Hold your clicker in your right hand. Briskly heel around the ring, by yourself, in big circles. As you start to get lonely and your dog begins to tire from sniffing the floor and wandering over the general vicinity near you, say nothing. Smile and click as you hand him a tasty treat. Immediately turn around and begin walking the other way. Eventually he should begin to wander over in your vicinity. Again, click and treat, turn and walk away briskly.
Eventually you will start increasing your criteria for reinforcement, only clicking and treating when he is near your left side, then only when he is in perfect heel position for one step, then only when he maintains position for a couple of steps and finally when he heels a couple more steps.
Each time that you click-treat, you turn and walk briskly away again from him, pretending that you are trying to get away, so that he must fight to catch up to stay in heel position. Make him work to get into that "sweet spot"!

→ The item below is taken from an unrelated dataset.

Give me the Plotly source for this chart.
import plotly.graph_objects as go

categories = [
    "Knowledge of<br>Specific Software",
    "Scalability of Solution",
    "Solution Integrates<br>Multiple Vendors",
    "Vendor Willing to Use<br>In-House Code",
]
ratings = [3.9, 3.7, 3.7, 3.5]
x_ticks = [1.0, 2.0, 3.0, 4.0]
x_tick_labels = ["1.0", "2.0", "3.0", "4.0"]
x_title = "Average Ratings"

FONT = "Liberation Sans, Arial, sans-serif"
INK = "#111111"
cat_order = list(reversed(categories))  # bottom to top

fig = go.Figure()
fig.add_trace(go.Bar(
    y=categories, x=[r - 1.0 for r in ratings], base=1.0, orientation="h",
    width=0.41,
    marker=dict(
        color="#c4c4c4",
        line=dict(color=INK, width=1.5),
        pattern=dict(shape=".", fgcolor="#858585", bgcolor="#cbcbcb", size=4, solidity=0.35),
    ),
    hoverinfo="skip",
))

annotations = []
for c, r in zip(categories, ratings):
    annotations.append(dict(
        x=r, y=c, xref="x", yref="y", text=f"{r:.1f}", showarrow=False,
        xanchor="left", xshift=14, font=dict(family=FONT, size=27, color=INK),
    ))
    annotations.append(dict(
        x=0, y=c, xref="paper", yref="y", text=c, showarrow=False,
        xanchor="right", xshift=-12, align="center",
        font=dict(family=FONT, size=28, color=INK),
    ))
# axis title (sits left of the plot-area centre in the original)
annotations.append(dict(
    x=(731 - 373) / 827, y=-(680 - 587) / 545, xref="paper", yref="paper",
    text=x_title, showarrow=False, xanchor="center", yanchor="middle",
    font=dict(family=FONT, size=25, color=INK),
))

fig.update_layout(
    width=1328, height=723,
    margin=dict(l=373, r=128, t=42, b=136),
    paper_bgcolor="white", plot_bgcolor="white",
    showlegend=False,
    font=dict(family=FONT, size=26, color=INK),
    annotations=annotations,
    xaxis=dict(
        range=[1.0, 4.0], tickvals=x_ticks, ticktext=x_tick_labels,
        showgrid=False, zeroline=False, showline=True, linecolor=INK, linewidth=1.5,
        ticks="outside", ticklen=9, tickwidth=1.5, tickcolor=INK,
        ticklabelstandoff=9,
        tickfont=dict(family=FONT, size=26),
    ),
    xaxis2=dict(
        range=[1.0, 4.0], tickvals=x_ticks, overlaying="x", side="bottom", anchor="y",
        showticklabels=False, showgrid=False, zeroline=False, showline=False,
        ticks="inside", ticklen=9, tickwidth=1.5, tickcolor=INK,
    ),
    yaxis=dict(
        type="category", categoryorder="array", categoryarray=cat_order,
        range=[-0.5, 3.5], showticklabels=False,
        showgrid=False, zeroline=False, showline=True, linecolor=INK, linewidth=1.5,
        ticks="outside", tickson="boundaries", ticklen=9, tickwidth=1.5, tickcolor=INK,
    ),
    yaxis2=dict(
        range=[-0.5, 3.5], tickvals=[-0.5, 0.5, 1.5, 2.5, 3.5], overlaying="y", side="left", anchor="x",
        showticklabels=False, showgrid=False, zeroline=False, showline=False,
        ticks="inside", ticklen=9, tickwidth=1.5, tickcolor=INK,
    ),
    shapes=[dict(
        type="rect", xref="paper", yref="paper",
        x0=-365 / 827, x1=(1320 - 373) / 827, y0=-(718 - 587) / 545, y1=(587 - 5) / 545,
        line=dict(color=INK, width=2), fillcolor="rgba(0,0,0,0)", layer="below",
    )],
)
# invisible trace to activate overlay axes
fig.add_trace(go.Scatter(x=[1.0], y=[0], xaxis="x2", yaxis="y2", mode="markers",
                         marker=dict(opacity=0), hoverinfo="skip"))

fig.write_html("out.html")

I don't use pure shaping exclusively to teach heeling, rather I like to do some shaping work with all of my dogs. Generally, I use it after I have shown them what heeling is, using a lure.
I occasionally break out and walk briskly away from the dog after I roll a treat on the ground to him, then of course generously reward him for catching up. I want the dog to know how to get into heel position from a position away from me while I am moving. You never know, in the obedience ring, what the dog will do if he loses attention for a couple seconds and winds up six feet behind you. I don't want him to get lost behind me, having had no practice at knowing how to get back to work. I want my dog to know how to catch up and start heeling again. This little trick can save you and your dog from a nonqualifying performance!